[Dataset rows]
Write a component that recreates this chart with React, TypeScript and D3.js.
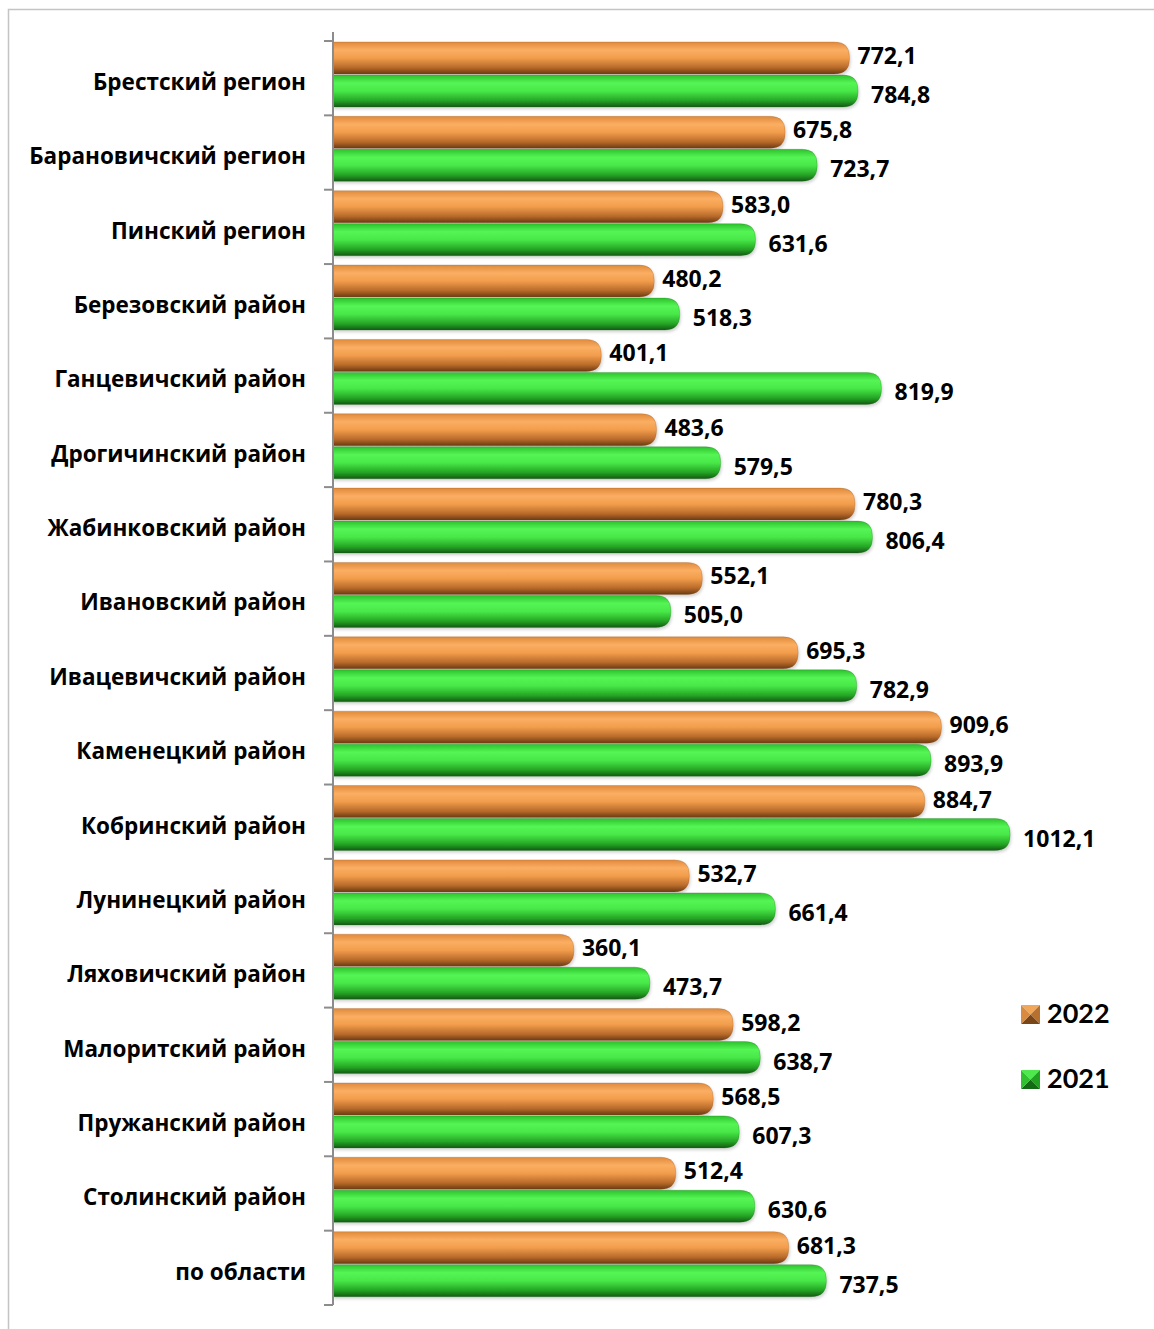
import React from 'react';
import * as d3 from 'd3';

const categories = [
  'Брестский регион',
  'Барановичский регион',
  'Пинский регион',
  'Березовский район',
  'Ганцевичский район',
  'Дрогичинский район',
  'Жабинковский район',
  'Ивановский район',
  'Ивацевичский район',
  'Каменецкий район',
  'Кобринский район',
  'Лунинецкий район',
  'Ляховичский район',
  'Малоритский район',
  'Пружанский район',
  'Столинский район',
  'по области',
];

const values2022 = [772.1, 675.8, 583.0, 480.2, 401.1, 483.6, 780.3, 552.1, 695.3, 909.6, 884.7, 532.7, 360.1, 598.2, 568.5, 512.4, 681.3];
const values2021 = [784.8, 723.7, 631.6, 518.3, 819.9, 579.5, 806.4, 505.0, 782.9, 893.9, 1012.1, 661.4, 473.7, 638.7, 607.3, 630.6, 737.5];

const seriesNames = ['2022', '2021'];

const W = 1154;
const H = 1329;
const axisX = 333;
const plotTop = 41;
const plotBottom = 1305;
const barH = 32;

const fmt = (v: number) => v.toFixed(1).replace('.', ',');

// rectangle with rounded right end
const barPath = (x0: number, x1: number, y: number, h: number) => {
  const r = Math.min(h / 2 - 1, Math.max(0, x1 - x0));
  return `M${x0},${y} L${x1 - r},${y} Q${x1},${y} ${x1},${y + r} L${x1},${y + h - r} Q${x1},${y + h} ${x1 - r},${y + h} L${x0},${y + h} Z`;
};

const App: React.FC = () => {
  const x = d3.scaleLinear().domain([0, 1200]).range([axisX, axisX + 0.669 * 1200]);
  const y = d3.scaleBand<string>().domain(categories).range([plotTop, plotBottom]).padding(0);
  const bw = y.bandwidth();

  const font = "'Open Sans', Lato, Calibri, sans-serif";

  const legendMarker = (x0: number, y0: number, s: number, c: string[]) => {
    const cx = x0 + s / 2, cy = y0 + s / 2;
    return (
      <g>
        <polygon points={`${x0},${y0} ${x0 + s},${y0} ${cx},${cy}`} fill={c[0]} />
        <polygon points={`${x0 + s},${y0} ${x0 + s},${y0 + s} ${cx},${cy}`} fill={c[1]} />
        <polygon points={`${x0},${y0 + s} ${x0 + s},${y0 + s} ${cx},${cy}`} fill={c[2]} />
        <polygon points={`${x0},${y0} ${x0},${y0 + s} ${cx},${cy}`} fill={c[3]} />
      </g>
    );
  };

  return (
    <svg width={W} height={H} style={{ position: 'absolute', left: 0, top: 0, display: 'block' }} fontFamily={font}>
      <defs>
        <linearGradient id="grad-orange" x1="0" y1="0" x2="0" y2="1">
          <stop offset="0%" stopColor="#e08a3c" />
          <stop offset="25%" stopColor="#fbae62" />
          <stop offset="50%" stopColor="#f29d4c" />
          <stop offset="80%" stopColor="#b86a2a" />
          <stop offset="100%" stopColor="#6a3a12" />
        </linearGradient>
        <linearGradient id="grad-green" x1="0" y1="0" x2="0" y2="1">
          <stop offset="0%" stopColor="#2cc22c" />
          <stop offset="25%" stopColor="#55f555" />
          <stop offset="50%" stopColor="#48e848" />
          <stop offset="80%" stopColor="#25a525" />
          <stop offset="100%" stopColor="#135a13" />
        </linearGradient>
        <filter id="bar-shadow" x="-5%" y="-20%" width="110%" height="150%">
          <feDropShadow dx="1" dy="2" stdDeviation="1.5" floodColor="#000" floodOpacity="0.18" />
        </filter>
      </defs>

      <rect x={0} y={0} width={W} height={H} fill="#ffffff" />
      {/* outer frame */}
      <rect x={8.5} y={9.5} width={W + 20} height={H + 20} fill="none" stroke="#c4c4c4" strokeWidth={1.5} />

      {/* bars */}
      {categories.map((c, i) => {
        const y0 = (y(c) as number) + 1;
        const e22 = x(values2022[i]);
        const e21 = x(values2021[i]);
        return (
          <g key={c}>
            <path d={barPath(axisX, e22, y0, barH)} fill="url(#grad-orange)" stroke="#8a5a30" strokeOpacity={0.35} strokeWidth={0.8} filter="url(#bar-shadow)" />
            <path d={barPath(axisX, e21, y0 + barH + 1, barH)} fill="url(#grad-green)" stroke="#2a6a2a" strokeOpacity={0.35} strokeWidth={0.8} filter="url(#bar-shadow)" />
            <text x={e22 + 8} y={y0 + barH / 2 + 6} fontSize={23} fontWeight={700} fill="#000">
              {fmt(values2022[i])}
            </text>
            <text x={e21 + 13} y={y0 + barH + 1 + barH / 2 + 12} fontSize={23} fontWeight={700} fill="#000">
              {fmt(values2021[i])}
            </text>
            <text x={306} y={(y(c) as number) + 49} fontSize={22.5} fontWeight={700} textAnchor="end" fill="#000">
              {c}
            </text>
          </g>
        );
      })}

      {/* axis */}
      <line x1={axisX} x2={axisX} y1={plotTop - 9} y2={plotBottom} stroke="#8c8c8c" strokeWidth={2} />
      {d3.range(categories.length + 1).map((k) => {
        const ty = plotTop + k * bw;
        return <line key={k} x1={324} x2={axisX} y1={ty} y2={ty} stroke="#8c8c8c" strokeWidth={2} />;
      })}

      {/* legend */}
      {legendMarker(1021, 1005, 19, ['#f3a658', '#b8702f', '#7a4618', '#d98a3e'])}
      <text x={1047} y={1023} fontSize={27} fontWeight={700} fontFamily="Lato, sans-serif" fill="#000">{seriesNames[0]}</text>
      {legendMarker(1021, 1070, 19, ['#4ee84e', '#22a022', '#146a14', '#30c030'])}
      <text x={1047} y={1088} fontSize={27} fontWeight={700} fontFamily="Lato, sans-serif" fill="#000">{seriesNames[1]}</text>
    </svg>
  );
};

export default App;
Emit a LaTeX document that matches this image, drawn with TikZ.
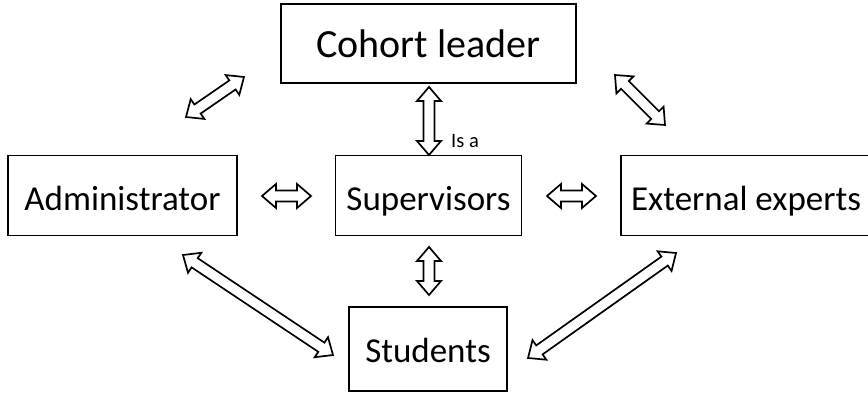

Short exercise: Restate the whole of the material word for word without the pictures.

Result for this task:
Write a component that recreates this chart with React, TypeScript and D3.js.
import React from 'react';
import * as d3 from 'd3';

const categories = [
  'Брестский регион',
  'Барановичский регион',
  'Пинский регион',
  'Березовский район',
  'Ганцевичский район',
  'Дрогичинский район',
  'Жабинковский район',
  'Ивановский район',
  'Ивацевичский район',
  'Каменецкий район',
  'Кобринский район',
  'Лунинецкий район',
  'Ляховичский район',
  'Малоритский район',
  'Пружанский район',
  'Столинский район',
  'по области',
];

const values2022 = [772.1, 675.8, 583.0, 480.2, 401.1, 483.6, 780.3, 552.1, 695.3, 909.6, 884.7, 532.7, 360.1, 598.2, 568.5, 512.4, 681.3];
const values2021 = [784.8, 723.7, 631.6, 518.3, 819.9, 579.5, 806.4, 505.0, 782.9, 893.9, 1012.1, 661.4, 473.7, 638.7, 607.3, 630.6, 737.5];

const seriesNames = ['2022', '2021'];

const W = 1154;
const H = 1329;
const axisX = 333;
const plotTop = 41;
const plotBottom = 1305;
const barH = 32;

const fmt = (v: number) => v.toFixed(1).replace('.', ',');

// rectangle with rounded right end
const barPath = (x0: number, x1: number, y: number, h: number) => {
  const r = Math.min(h / 2 - 1, Math.max(0, x1 - x0));
  return `M${x0},${y} L${x1 - r},${y} Q${x1},${y} ${x1},${y + r} L${x1},${y + h - r} Q${x1},${y + h} ${x1 - r},${y + h} L${x0},${y + h} Z`;
};

const App: React.FC = () => {
  const x = d3.scaleLinear().domain([0, 1200]).range([axisX, axisX + 0.669 * 1200]);
  const y = d3.scaleBand<string>().domain(categories).range([plotTop, plotBottom]).padding(0);
  const bw = y.bandwidth();

  const font = "'Open Sans', Lato, Calibri, sans-serif";

  const legendMarker = (x0: number, y0: number, s: number, c: string[]) => {
    const cx = x0 + s / 2, cy = y0 + s / 2;
    return (
      <g>
        <polygon points={`${x0},${y0} ${x0 + s},${y0} ${cx},${cy}`} fill={c[0]} />
        <polygon points={`${x0 + s},${y0} ${x0 + s},${y0 + s} ${cx},${cy}`} fill={c[1]} />
        <polygon points={`${x0},${y0 + s} ${x0 + s},${y0 + s} ${cx},${cy}`} fill={c[2]} />
        <polygon points={`${x0},${y0} ${x0},${y0 + s} ${cx},${cy}`} fill={c[3]} />
      </g>
    );
  };

  return (
    <svg width={W} height={H} style={{ position: 'absolute', left: 0, top: 0, display: 'block' }} fontFamily={font}>
      <defs>
        <linearGradient id="grad-orange" x1="0" y1="0" x2="0" y2="1">
          <stop offset="0%" stopColor="#e08a3c" />
          <stop offset="25%" stopColor="#fbae62" />
          <stop offset="50%" stopColor="#f29d4c" />
          <stop offset="80%" stopColor="#b86a2a" />
          <stop offset="100%" stopColor="#6a3a12" />
        </linearGradient>
        <linearGradient id="grad-green" x1="0" y1="0" x2="0" y2="1">
          <stop offset="0%" stopColor="#2cc22c" />
          <stop offset="25%" stopColor="#55f555" />
          <stop offset="50%" stopColor="#48e848" />
          <stop offset="80%" stopColor="#25a525" />
          <stop offset="100%" stopColor="#135a13" />
        </linearGradient>
        <filter id="bar-shadow" x="-5%" y="-20%" width="110%" height="150%">
          <feDropShadow dx="1" dy="2" stdDeviation="1.5" floodColor="#000" floodOpacity="0.18" />
        </filter>
      </defs>

      <rect x={0} y={0} width={W} height={H} fill="#ffffff" />
      {/* outer frame */}
      <rect x={8.5} y={9.5} width={W + 20} height={H + 20} fill="none" stroke="#c4c4c4" strokeWidth={1.5} />

      {/* bars */}
      {categories.map((c, i) => {
        const y0 = (y(c) as number) + 1;
        const e22 = x(values2022[i]);
        const e21 = x(values2021[i]);
        return (
          <g key={c}>
            <path d={barPath(axisX, e22, y0, barH)} fill="url(#grad-orange)" stroke="#8a5a30" strokeOpacity={0.35} strokeWidth={0.8} filter="url(#bar-shadow)" />
            <path d={barPath(axisX, e21, y0 + barH + 1, barH)} fill="url(#grad-green)" stroke="#2a6a2a" strokeOpacity={0.35} strokeWidth={0.8} filter="url(#bar-shadow)" />
            <text x={e22 + 8} y={y0 + barH / 2 + 6} fontSize={23} fontWeight={700} fill="#000">
              {fmt(values2022[i])}
            </text>
            <text x={e21 + 13} y={y0 + barH + 1 + barH / 2 + 12} fontSize={23} fontWeight={700} fill="#000">
              {fmt(values2021[i])}
            </text>
            <text x={306} y={(y(c) as number) + 49} fontSize={22.5} fontWeight={700} textAnchor="end" fill="#000">
              {c}
            </text>
          </g>
        );
      })}

      {/* axis */}
      <line x1={axisX} x2={axisX} y1={plotTop - 9} y2={plotBottom} stroke="#8c8c8c" strokeWidth={2} />
      {d3.range(categories.length + 1).map((k) => {
        const ty = plotTop + k * bw;
        return <line key={k} x1={324} x2={axisX} y1={ty} y2={ty} stroke="#8c8c8c" strokeWidth={2} />;
      })}

      {/* legend */}
      {legendMarker(1021, 1005, 19, ['#f3a658', '#b8702f', '#7a4618', '#d98a3e'])}
      <text x={1047} y={1023} fontSize={27} fontWeight={700} fontFamily="Lato, sans-serif" fill="#000">{seriesNames[0]}</text>
      {legendMarker(1021, 1070, 19, ['#4ee84e', '#22a022', '#146a14', '#30c030'])}
      <text x={1047} y={1088} fontSize={27} fontWeight={700} fontFamily="Lato, sans-serif" fill="#000">{seriesNames[1]}</text>
    </svg>
  );
};

export default App;
Emit a LaTeX document that matches this image, drawn with TikZ.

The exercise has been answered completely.